SHORT TASK:
Begin with the line containing "Recreate this image" and end with the line containing "import plotly.graph_objects as go". Give those lines again exactly, leaving out the images.

EXTRACTED INFORMATION:
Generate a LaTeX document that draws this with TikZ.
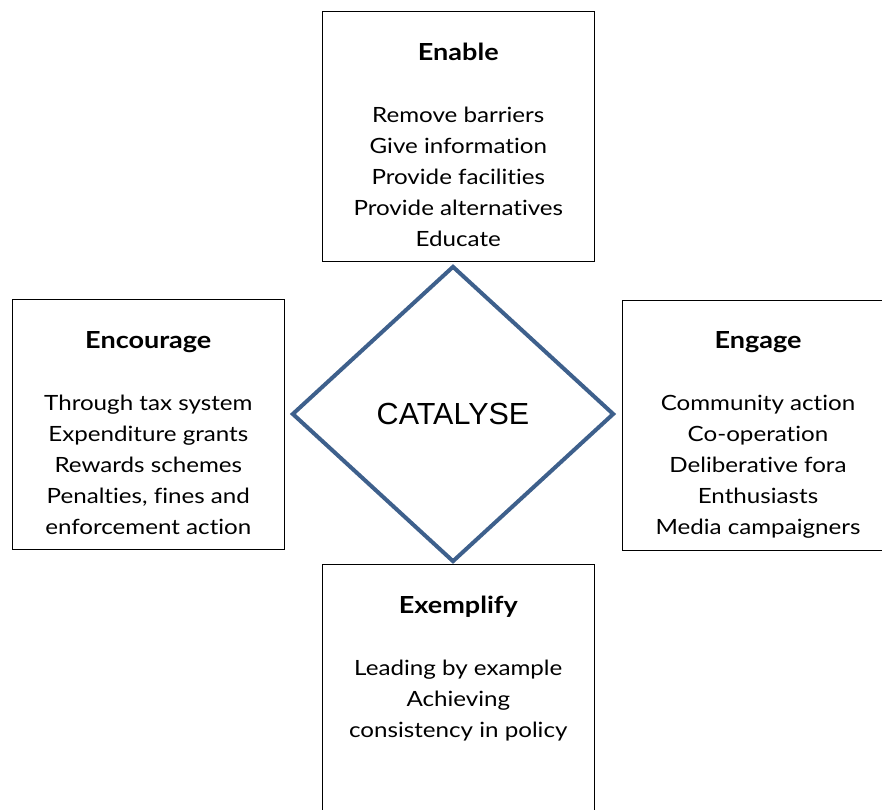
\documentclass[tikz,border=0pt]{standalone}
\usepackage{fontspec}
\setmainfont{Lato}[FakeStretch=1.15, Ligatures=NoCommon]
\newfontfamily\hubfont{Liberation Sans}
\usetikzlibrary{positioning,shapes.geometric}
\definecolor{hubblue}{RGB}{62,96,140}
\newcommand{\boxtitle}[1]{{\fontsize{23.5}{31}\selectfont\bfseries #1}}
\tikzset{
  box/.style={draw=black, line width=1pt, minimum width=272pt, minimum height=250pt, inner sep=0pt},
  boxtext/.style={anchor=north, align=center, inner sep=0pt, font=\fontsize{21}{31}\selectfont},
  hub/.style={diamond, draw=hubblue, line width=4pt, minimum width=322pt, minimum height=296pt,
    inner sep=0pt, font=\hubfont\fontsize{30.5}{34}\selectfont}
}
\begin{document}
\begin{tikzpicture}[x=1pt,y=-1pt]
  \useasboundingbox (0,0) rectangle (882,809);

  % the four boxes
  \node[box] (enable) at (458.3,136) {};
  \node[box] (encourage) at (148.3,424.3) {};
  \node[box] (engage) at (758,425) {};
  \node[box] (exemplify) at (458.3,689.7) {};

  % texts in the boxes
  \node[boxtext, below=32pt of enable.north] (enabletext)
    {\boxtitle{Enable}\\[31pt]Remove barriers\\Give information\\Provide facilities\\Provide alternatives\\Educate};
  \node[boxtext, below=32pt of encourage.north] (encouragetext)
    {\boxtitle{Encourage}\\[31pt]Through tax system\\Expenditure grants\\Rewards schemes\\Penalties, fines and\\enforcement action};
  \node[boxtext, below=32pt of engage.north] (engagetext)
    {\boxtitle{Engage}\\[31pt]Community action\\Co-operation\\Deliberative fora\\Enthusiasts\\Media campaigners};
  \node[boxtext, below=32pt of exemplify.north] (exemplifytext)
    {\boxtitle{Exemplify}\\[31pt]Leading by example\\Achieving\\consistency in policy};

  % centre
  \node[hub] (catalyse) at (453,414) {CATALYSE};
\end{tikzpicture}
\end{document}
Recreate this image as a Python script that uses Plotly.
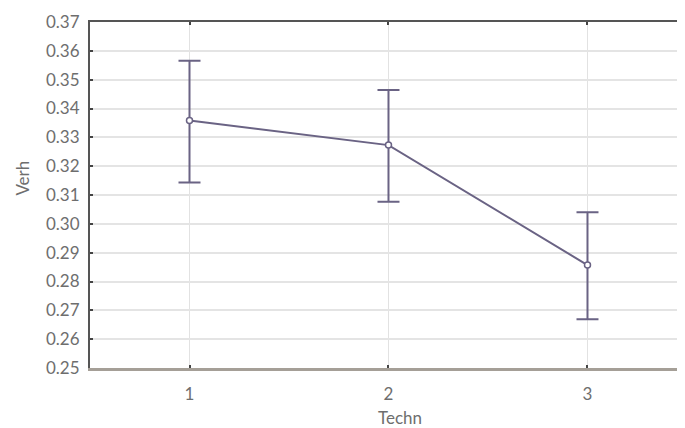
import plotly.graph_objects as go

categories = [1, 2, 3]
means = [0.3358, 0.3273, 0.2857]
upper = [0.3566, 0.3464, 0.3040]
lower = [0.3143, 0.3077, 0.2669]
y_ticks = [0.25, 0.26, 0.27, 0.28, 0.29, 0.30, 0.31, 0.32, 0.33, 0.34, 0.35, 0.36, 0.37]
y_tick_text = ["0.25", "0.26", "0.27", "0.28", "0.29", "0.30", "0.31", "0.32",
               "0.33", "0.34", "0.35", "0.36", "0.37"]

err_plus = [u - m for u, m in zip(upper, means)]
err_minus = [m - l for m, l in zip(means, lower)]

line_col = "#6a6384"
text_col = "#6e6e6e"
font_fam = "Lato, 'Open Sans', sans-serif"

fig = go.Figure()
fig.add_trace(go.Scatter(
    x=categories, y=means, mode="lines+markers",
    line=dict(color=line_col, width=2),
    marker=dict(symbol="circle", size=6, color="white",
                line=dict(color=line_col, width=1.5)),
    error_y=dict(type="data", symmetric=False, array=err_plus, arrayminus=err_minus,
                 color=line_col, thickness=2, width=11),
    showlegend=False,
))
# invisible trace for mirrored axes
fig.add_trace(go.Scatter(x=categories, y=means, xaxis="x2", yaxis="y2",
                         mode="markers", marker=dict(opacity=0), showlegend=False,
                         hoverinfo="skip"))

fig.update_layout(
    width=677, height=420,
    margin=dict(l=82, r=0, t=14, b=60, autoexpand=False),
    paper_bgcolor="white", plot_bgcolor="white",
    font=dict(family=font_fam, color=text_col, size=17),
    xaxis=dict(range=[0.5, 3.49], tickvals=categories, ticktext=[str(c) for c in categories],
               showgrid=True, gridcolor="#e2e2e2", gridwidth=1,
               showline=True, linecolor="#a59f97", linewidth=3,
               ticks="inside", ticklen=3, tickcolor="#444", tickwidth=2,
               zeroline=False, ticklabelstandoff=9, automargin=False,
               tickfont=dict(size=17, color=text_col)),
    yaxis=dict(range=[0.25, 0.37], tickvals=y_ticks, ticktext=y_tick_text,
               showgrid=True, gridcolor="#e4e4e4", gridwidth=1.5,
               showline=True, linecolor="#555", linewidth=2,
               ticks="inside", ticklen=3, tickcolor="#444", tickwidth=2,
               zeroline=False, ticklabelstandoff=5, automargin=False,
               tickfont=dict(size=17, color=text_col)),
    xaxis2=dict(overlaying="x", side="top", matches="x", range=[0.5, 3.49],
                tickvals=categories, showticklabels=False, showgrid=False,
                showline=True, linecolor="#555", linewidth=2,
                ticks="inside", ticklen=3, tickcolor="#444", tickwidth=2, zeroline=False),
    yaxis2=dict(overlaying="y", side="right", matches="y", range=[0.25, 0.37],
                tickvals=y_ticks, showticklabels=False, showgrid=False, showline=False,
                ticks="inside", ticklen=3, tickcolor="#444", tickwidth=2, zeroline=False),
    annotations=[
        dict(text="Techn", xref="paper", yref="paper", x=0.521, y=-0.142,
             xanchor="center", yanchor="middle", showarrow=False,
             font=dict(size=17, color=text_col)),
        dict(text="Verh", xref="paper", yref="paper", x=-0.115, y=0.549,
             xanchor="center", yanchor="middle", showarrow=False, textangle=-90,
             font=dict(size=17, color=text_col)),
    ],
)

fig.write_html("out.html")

FINAL ANSWER:
Recreate this image as a Python script that uses Plotly.
import plotly.graph_objects as go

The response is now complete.